Items from a dataset
--- Begin ---
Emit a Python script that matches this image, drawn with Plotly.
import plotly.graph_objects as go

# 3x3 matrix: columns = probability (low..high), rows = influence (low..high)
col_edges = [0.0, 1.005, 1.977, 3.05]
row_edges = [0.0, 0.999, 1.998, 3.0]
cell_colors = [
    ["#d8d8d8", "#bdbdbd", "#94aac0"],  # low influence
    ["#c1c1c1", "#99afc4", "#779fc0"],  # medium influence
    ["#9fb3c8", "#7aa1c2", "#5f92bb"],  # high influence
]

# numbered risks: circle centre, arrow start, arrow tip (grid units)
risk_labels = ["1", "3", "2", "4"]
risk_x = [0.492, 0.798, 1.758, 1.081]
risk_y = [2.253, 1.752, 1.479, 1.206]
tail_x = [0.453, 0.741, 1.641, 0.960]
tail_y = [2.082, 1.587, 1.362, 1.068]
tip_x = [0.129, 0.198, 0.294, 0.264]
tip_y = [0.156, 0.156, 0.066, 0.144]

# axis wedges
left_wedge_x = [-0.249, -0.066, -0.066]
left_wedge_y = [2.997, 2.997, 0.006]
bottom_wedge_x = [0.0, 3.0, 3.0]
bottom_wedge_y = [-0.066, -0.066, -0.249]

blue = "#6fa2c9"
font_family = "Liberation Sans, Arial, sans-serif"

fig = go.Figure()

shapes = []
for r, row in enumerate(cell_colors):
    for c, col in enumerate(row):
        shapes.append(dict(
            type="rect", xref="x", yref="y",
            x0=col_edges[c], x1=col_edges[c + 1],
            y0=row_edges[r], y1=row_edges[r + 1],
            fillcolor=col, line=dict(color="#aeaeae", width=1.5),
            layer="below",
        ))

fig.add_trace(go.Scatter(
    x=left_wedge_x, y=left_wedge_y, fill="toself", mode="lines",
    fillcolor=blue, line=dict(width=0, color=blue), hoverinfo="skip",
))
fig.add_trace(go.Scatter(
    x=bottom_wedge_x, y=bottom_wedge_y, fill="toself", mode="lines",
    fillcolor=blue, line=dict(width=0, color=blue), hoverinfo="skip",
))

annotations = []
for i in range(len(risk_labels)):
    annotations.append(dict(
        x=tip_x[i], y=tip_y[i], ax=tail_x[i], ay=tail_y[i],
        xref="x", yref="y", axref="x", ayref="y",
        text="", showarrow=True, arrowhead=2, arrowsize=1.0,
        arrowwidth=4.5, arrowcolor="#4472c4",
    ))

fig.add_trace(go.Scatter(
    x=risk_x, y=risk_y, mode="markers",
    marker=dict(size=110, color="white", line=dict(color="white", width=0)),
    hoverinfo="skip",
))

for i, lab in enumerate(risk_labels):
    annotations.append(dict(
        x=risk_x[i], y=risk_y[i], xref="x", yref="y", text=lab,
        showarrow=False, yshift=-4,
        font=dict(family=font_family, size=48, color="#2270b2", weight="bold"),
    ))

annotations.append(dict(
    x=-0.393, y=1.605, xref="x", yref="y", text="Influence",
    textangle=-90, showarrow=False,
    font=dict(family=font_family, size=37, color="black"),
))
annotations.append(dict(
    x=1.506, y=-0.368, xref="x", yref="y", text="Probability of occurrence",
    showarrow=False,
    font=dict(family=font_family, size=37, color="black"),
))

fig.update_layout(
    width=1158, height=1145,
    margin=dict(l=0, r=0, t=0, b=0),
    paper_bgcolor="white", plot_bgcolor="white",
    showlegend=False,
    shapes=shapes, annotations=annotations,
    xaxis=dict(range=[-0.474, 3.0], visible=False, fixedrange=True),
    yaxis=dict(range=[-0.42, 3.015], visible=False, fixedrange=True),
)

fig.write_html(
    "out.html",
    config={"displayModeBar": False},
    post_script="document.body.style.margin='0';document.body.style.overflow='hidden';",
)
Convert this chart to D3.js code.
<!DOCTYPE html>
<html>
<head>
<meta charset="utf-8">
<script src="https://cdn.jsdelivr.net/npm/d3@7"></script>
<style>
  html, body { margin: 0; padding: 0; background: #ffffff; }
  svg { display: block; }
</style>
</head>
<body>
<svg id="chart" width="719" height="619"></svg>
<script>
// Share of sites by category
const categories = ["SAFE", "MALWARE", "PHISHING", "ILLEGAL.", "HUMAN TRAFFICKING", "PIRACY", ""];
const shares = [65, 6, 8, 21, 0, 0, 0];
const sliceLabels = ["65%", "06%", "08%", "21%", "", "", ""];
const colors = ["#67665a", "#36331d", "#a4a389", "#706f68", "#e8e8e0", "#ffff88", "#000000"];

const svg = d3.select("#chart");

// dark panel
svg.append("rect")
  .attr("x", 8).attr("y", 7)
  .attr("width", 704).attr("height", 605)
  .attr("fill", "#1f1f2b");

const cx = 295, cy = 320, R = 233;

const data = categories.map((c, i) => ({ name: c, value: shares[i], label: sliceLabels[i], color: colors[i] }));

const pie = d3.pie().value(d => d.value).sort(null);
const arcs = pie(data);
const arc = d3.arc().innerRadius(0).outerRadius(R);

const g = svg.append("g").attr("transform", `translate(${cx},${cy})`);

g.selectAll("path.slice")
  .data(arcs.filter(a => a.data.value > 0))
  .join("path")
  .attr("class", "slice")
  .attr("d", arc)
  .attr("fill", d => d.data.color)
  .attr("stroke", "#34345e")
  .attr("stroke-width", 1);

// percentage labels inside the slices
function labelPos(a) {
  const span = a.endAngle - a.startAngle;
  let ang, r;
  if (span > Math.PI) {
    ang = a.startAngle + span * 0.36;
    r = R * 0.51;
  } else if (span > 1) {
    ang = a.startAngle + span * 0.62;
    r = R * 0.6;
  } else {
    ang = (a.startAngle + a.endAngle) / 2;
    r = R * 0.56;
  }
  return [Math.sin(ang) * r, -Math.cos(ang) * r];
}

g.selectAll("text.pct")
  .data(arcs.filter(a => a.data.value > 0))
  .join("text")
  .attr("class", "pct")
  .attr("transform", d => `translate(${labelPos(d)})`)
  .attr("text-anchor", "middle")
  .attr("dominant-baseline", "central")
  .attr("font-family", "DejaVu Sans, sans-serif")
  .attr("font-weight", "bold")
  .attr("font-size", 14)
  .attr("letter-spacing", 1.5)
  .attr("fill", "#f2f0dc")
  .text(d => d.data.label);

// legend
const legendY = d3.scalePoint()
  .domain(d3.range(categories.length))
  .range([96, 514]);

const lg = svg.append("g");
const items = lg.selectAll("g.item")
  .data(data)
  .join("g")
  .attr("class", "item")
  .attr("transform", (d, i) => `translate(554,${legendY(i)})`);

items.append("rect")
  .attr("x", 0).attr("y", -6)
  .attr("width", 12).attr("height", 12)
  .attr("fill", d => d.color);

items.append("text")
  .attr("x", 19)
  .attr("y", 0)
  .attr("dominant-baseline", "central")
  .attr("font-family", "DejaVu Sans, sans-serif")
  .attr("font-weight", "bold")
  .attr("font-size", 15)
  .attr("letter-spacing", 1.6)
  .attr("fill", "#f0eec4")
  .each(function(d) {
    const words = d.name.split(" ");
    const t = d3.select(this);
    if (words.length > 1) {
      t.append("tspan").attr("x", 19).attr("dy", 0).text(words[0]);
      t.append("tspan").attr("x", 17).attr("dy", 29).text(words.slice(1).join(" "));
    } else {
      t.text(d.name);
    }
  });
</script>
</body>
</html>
--- End ---
* _Short task_: Write out the records above again, keeping each one identical to the original.

* _Solved problem_:
Emit a Python script that matches this image, drawn with Plotly.
import plotly.graph_objects as go

# 3x3 matrix: columns = probability (low..high), rows = influence (low..high)
col_edges = [0.0, 1.005, 1.977, 3.05]
row_edges = [0.0, 0.999, 1.998, 3.0]
cell_colors = [
    ["#d8d8d8", "#bdbdbd", "#94aac0"],  # low influence
    ["#c1c1c1", "#99afc4", "#779fc0"],  # medium influence
    ["#9fb3c8", "#7aa1c2", "#5f92bb"],  # high influence
]

# numbered risks: circle centre, arrow start, arrow tip (grid units)
risk_labels = ["1", "3", "2", "4"]
risk_x = [0.492, 0.798, 1.758, 1.081]
risk_y = [2.253, 1.752, 1.479, 1.206]
tail_x = [0.453, 0.741, 1.641, 0.960]
tail_y = [2.082, 1.587, 1.362, 1.068]
tip_x = [0.129, 0.198, 0.294, 0.264]
tip_y = [0.156, 0.156, 0.066, 0.144]

# axis wedges
left_wedge_x = [-0.249, -0.066, -0.066]
left_wedge_y = [2.997, 2.997, 0.006]
bottom_wedge_x = [0.0, 3.0, 3.0]
bottom_wedge_y = [-0.066, -0.066, -0.249]

blue = "#6fa2c9"
font_family = "Liberation Sans, Arial, sans-serif"

fig = go.Figure()

shapes = []
for r, row in enumerate(cell_colors):
    for c, col in enumerate(row):
        shapes.append(dict(
            type="rect", xref="x", yref="y",
            x0=col_edges[c], x1=col_edges[c + 1],
            y0=row_edges[r], y1=row_edges[r + 1],
            fillcolor=col, line=dict(color="#aeaeae", width=1.5),
            layer="below",
        ))

fig.add_trace(go.Scatter(
    x=left_wedge_x, y=left_wedge_y, fill="toself", mode="lines",
    fillcolor=blue, line=dict(width=0, color=blue), hoverinfo="skip",
))
fig.add_trace(go.Scatter(
    x=bottom_wedge_x, y=bottom_wedge_y, fill="toself", mode="lines",
    fillcolor=blue, line=dict(width=0, color=blue), hoverinfo="skip",
))

annotations = []
for i in range(len(risk_labels)):
    annotations.append(dict(
        x=tip_x[i], y=tip_y[i], ax=tail_x[i], ay=tail_y[i],
        xref="x", yref="y", axref="x", ayref="y",
        text="", showarrow=True, arrowhead=2, arrowsize=1.0,
        arrowwidth=4.5, arrowcolor="#4472c4",
    ))

fig.add_trace(go.Scatter(
    x=risk_x, y=risk_y, mode="markers",
    marker=dict(size=110, color="white", line=dict(color="white", width=0)),
    hoverinfo="skip",
))

for i, lab in enumerate(risk_labels):
    annotations.append(dict(
        x=risk_x[i], y=risk_y[i], xref="x", yref="y", text=lab,
        showarrow=False, yshift=-4,
        font=dict(family=font_family, size=48, color="#2270b2", weight="bold"),
    ))

annotations.append(dict(
    x=-0.393, y=1.605, xref="x", yref="y", text="Influence",
    textangle=-90, showarrow=False,
    font=dict(family=font_family, size=37, color="black"),
))
annotations.append(dict(
    x=1.506, y=-0.368, xref="x", yref="y", text="Probability of occurrence",
    showarrow=False,
    font=dict(family=font_family, size=37, color="black"),
))

fig.update_layout(
    width=1158, height=1145,
    margin=dict(l=0, r=0, t=0, b=0),
    paper_bgcolor="white", plot_bgcolor="white",
    showlegend=False,
    shapes=shapes, annotations=annotations,
    xaxis=dict(range=[-0.474, 3.0], visible=False, fixedrange=True),
    yaxis=dict(range=[-0.42, 3.015], visible=False, fixedrange=True),
)

fig.write_html(
    "out.html",
    config={"displayModeBar": False},
    post_script="document.body.style.margin='0';document.body.style.overflow='hidden';",
)
Convert this chart to D3.js code.
<!DOCTYPE html>
<html>
<head>
<meta charset="utf-8">
<script src="https://cdn.jsdelivr.net/npm/d3@7"></script>
<style>
  html, body { margin: 0; padding: 0; background: #ffffff; }
  svg { display: block; }
</style>
</head>
<body>
<svg id="chart" width="719" height="619"></svg>
<script>
// Share of sites by category
const categories = ["SAFE", "MALWARE", "PHISHING", "ILLEGAL.", "HUMAN TRAFFICKING", "PIRACY", ""];
const shares = [65, 6, 8, 21, 0, 0, 0];
const sliceLabels = ["65%", "06%", "08%", "21%", "", "", ""];
const colors = ["#67665a", "#36331d", "#a4a389", "#706f68", "#e8e8e0", "#ffff88", "#000000"];

const svg = d3.select("#chart");

// dark panel
svg.append("rect")
  .attr("x", 8).attr("y", 7)
  .attr("width", 704).attr("height", 605)
  .attr("fill", "#1f1f2b");

const cx = 295, cy = 320, R = 233;

const data = categories.map((c, i) => ({ name: c, value: shares[i], label: sliceLabels[i], color: colors[i] }));

const pie = d3.pie().value(d => d.value).sort(null);
const arcs = pie(data);
const arc = d3.arc().innerRadius(0).outerRadius(R);

const g = svg.append("g").attr("transform", `translate(${cx},${cy})`);

g.selectAll("path.slice")
  .data(arcs.filter(a => a.data.value > 0))
  .join("path")
  .attr("class", "slice")
  .attr("d", arc)
  .attr("fill", d => d.data.color)
  .attr("stroke", "#34345e")
  .attr("stroke-width", 1);

// percentage labels inside the slices
function labelPos(a) {
  const span = a.endAngle - a.startAngle;
  let ang, r;
  if (span > Math.PI) {
    ang = a.startAngle + span * 0.36;
    r = R * 0.51;
  } else if (span > 1) {
    ang = a.startAngle + span * 0.62;
    r = R * 0.6;
  } else {
    ang = (a.startAngle + a.endAngle) / 2;
    r = R * 0.56;
  }
  return [Math.sin(ang) * r, -Math.cos(ang) * r];
}

g.selectAll("text.pct")
  .data(arcs.filter(a => a.data.value > 0))
  .join("text")
  .attr("class", "pct")
  .attr("transform", d => `translate(${labelPos(d)})`)
  .attr("text-anchor", "middle")
  .attr("dominant-baseline", "central")
  .attr("font-family", "DejaVu Sans, sans-serif")
  .attr("font-weight", "bold")
  .attr("font-size", 14)
  .attr("letter-spacing", 1.5)
  .attr("fill", "#f2f0dc")
  .text(d => d.data.label);

// legend
const legendY = d3.scalePoint()
  .domain(d3.range(categories.length))
  .range([96, 514]);

const lg = svg.append("g");
const items = lg.selectAll("g.item")
  .data(data)
  .join("g")
  .attr("class", "item")
  .attr("transform", (d, i) => `translate(554,${legendY(i)})`);

items.append("rect")
  .attr("x", 0).attr("y", -6)
  .attr("width", 12).attr("height", 12)
  .attr("fill", d => d.color);

items.append("text")
  .attr("x", 19)
  .attr("y", 0)
  .attr("dominant-baseline", "central")
  .attr("font-family", "DejaVu Sans, sans-serif")
  .attr("font-weight", "bold")
  .attr("font-size", 15)
  .attr("letter-spacing", 1.6)
  .attr("fill", "#f0eec4")
  .each(function(d) {
    const words = d.name.split(" ");
    const t = d3.select(this);
    if (words.length > 1) {
      t.append("tspan").attr("x", 19).attr("dy", 0).text(words[0]);
      t.append("tspan").attr("x", 17).attr("dy", 29).text(words.slice(1).join(" "));
    } else {
      t.text(d.name);
    }
  });
</script>
</body>
</html>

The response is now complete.